Oil prices edged higher on Monday, 26, as traders reacted to fresh signs of weather-related supply losses in the US.

“President Trump’s declaration of a US armada sailing toward Iran has reignited supply disruption fears, adding a risk premium to crude prices and supported risk-aversion flows more broadly this morning,” said Tony Sycamore, market analyst at IG. Tensions between Washington and Tehran underpinned the premium.

US President Donald Trump said on Thursday that “The United States has a fleet heading toward Iran," but hopes he "will not have to use it."

A senior Iranian official warned Friday that Tehran would regard any attack as “an all-out war.”

JPMorgan analysts estimated that winter storm Fern cut US oil production by roughly 250,000 barrels per day, disrupting flows from the Bakken and from fields in Oklahoma and Texas.

Top view of oil barrels being moved by a forklift.
Top view of oil barrels being moved by a forklift. (credit: noomcpk/shutterstock)

“Oil prices are influenced this week by signs of production disruptions in the US,” said Priyanka Sachdeva, senior market analyst at Phillip Nova PTE Ltd, according to Investor.bg.

Taders still assessed a broader surplus despite the weather-driven rally, adding that the market appeared unlikely to tighten without deeper cuts from OPEC+ or other major producers. Prices had already been near multi-month highs at the end of last week.

Brent settled Friday at 64.41 dollars and WTI at 60.31 dollars, modestly higher week on week. Analysts projected that WTI would likely hover in the high-50 dollar range and Brent in the low-60s, with any weather-driven spikes expected to fade quickly.

FX Empire observed that rising geopolitical risks—from Iran, Venezuela, and strains between Saudi Arabia and the UAE—kept a risk premium in energy markets. A memo from DNB Carnegie said Brent prices firmed after Trump’s comments on Iran, as traders reduced short positions.

Political uncertainty in Venezuela also a factor

Political uncertainty in Venezuela also weighed on sentiment. The White House allowed Venezuelan barrels to flow to China, “but not at unfair, undercut prices."
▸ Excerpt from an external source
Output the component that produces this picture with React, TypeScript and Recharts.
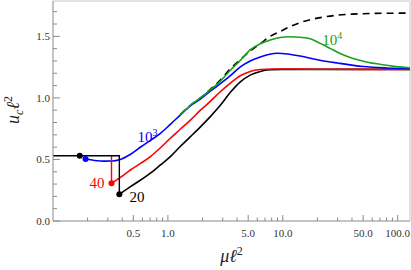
import { ComposedChart, Line, XAxis, YAxis, ReferenceDot, ReferenceLine, Label } from 'recharts';

// axis limits
const xMin = 0.1;
const xMax = 128;
const yMax = 1.787;

const xMajorTicks = [0.5, 1, 5, 10, 50, 100];
const xMinorTicks = [0.2, 0.3, 0.4, 0.6, 0.7, 0.8, 0.9, 2, 3, 4, 6, 7, 8, 9, 20, 30, 40, 60, 70, 80, 90];
const yMajorTicks = [0, 0.5, 1, 1.5];
const yMinorTicks = [0.1, 0.2, 0.3, 0.4, 0.6, 0.7, 0.8, 0.9, 1.1, 1.2, 1.3, 1.4, 1.6, 1.7];

// curve 10^3 (blue)
const muBlue = [0.192, 0.23, 0.28, 0.33, 0.378, 0.47, 0.583, 0.705, 0.861, 1.05, 1.28, 1.57, 1.92, 2.34, 2.86, 3.5, 4.27, 5.2, 6.37, 7.7, 8.9, 11, 14.2, 20, 30, 50, 80, 128];
const ucBlue = [0.503, 0.492, 0.486, 0.487, 0.497, 0.54, 0.603, 0.655, 0.712, 0.785, 0.86, 0.935, 0.99, 1.055, 1.115, 1.18, 1.252, 1.3, 1.333, 1.355, 1.362, 1.357, 1.34, 1.31, 1.283, 1.255, 1.243, 1.237];

// curve 40 (red)
const muRed = [0.323, 0.38, 0.472, 0.583, 0.705, 0.861, 1.05, 1.28, 1.57, 1.92, 2.34, 2.86, 3.5, 4.27, 5.2, 6.37, 8, 12, 20, 50, 128];
const ucRed = [0.306, 0.35, 0.414, 0.47, 0.523, 0.595, 0.672, 0.745, 0.82, 0.9, 0.972, 1.05, 1.12, 1.18, 1.215, 1.23, 1.235, 1.235, 1.233, 1.232, 1.232];

// curve 20 (black)
const muBlack = [0.378, 0.472, 0.583, 0.705, 0.861, 1.05, 1.28, 1.57, 1.92, 2.34, 2.86, 3.5, 4.27, 5.2, 6.37, 7.77, 10, 20, 50, 128];
const ucBlack = [0.217, 0.279, 0.335, 0.388, 0.455, 0.523, 0.605, 0.685, 0.765, 0.848, 0.94, 1.045, 1.13, 1.185, 1.215, 1.228, 1.232, 1.232, 1.232, 1.232];

// curve 10^4 (green)
const muGreen = [1.28, 1.57, 1.92, 2.34, 2.86, 3.5, 4.27, 5.2, 6.37, 7.77, 9.5, 11.6, 14.2, 17.3, 21.2, 26, 31.6, 38, 47.2, 56, 70.4, 90, 128];
const ucGreen = [0.862, 0.94, 1.0, 1.065, 1.135, 1.225, 1.305, 1.39, 1.44, 1.47, 1.49, 1.497, 1.492, 1.48, 1.443, 1.4, 1.36, 1.33, 1.305, 1.288, 1.273, 1.258, 1.244];

// limiting curve (dashed)
const muDash = [1.28, 1.57, 1.92, 2.34, 2.86, 3.5, 4.27, 5.2, 6.37, 7.77, 9.5, 11.6, 14.2, 17.3, 21.2, 30, 40, 60, 90, 128];
const ucDash = [0.862, 0.94, 1.0, 1.07, 1.145, 1.238, 1.31, 1.38, 1.44, 1.5, 1.54, 1.58, 1.612, 1.635, 1.652, 1.672, 1.68, 1.686, 1.688, 1.689];

// step at small mu
const muStep = [0.1, 0.378, 0.378];
const ucStep = [0.53, 0.53, 0.217];
const muRedDrop = [0.323, 0.323];
const ucRedDrop = [0.53, 0.306];

// endpoints
const dotMu = [0.171, 0.192, 0.323, 0.378];
const dotUc = [0.53, 0.503, 0.306, 0.217];
const dotColor = ['#000', '#0000ff', '#ff0000', '#000'];

const toData = (xs: number[], ys: number[]) => xs.map((x, i) => ({ x, y: ys[i] }));

const axisColor = '#8a8a8a';
const textColor = '#333';
const serif = { fontFamily: "'Liberation Serif', 'Times New Roman', serif" };

const XTick = ({ x, y, payload }: any) => {
  const v = payload.value;
  const major = xMajorTicks.includes(v);
  return (
    <g>
      <line x1={x} x2={x} y1={y} y2={y - (major ? 6 : 3.5)} stroke={axisColor} />
      {major && (
        <text x={x} y={y + 16} textAnchor="middle" fontSize={11} fill={textColor} style={serif}>
          {v.toFixed(1)}
        </text>
      )}
    </g>
  );
};

const YTick = ({ x, y, payload }: any) => {
  const v = payload.value;
  const major = yMajorTicks.includes(v);
  return (
    <g>
      <line x1={x} x2={x + (major ? 7 : 4)} y1={y} y2={y} stroke={axisColor} />
      {major && (
        <text x={x - 3} y={y + 4} textAnchor="end" fontSize={11} fill={textColor} style={serif}>
          {v.toFixed(1)}
        </text>
      )}
    </g>
  );
};

const curveLabel = (main: string, sup: string | null, color: string) => (p: any) => (
  <text x={p.cx} y={p.cy} fill={color} fontSize={15} style={serif}>
    {main}
    {sup && <tspan dy={-6} fontSize={10}>{sup}</tspan>}
  </text>
);

export default function App() {
  return (
    <div style={{ position: 'absolute', left: 0, top: 0, background: '#fff' }}>
      <ComposedChart width={411} height={270} margin={{ top: 1, right: 1, bottom: 0, left: 0 }} style={serif}>
        <XAxis
          dataKey="x"
          type="number"
          scale="log"
          domain={[xMin, xMax]}
          allowDataOverflow
          ticks={[...xMajorTicks, ...xMinorTicks].sort((a, b) => a - b)}
          interval={0}
          tick={<XTick />}
          tickLine={false}
          tickSize={0}
          tickMargin={0}
          height={49}
          axisLine={{ stroke: axisColor }}
        >
          <Label
            content={({ viewBox }: any) => (
              <text x={viewBox.x + viewBox.width / 2} y={viewBox.y + 41} textAnchor="middle" fontSize={18} style={serif} fill="#222">
                <tspan fontStyle="italic">μℓ</tspan>
                <tspan dy={-7} fontSize={12}>2</tspan>
              </text>
            )}
          />
        </XAxis>
        <YAxis
          dataKey="y"
          type="number"
          domain={[0, yMax]}
          allowDataOverflow
          ticks={[...yMajorTicks, ...yMinorTicks].sort((a, b) => a - b)}
          interval={0}
          tick={<YTick />}
          tickLine={false}
          tickSize={0}
          tickMargin={0}
          width={53}
          axisLine={{ stroke: axisColor }}
        >
          <Label
            content={() => (
              <text x={19} y={110} transform="rotate(-90 19 110)" textAnchor="middle" fontSize={18} style={serif} fill="#222">
                <tspan fontStyle="italic">u</tspan>
                <tspan dy={4} fontSize={12} fontStyle="italic">c</tspan>
                <tspan dy={-4} fontStyle="italic">ℓ</tspan>
                <tspan dy={-7} fontSize={12}>2</tspan>
              </text>
            )}
          />
        </YAxis>
        <ReferenceLine y={yMax} stroke="#c8c8c8" />
        <ReferenceLine x={xMax} stroke="#c8c8c8" />

        <Line data={toData(muDash, ucDash)} dataKey="y" type="monotone" stroke="#000" strokeWidth={1.6} strokeDasharray="7 5" dot={false} isAnimationActive={false} />
        <Line data={toData(muBlack, ucBlack)} dataKey="y" type="monotone" stroke="#000" strokeWidth={1.6} dot={false} isAnimationActive={false} />
        <Line data={toData(muRed, ucRed)} dataKey="y" type="monotone" stroke="#ff0000" strokeWidth={1.6} dot={false} isAnimationActive={false} />
        <Line data={toData(muBlue, ucBlue)} dataKey="y" type="monotone" stroke="#0000ff" strokeWidth={1.6} dot={false} isAnimationActive={false} />
        <Line data={toData(muGreen, ucGreen)} dataKey="y" type="monotone" stroke="#1aa01a" strokeWidth={1.6} dot={false} isAnimationActive={false} />
        <Line data={toData(muRedDrop, ucRedDrop)} dataKey="y" type="linear" stroke="#ff0000" strokeWidth={1.4} dot={false} isAnimationActive={false} />
        <Line data={toData(muStep, ucStep)} dataKey="y" type="linear" stroke="#000" strokeWidth={1.4} dot={false} isAnimationActive={false} />

        {dotMu.map((m, i) => (
          <ReferenceDot key={i} x={m} y={dotUc[i]} r={3} fill={dotColor[i]} stroke="none" />
        ))}

        <ReferenceDot x={0.543} y={0.642} r={0} shape={curveLabel('10', '3', '#0000ff')} />
        <ReferenceDot x={22} y={1.43} r={0} shape={curveLabel('10', '4', '#1aa01a')} />
        <ReferenceDot x={0.208} y={0.268} r={0} shape={curveLabel('40', null, '#ff0000')} />
        <ReferenceDot x={0.463} y={0.154} r={0} shape={curveLabel('20', null, '#000')} />
      </ComposedChart>
    </div>
  );
}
The International Energy Agency raised its 2026 oil-demand growth outlook by 70,000 barrels per day to 930,000 barrels, citing a weaker oversupply outlook and an improving global economy.

Russian-related flows remained under scrutiny.

India’s Reliance Industries would resume buying “sanctions-compliant” Russian crude after a month-long pause, leaving its 2025 average intake near 540,000 barrels per day. In the Mediterranean, the French navy intercepted a tanker carrying Russian oil in what Paris called a lawful operation, the same outlet reported.

With winter storms curbing North American output, naval deployments unsettling the Gulf, and policy moves reshaping Venezuelan production, traders balanced immediate supply threats against weak structural fundamentals for 2026.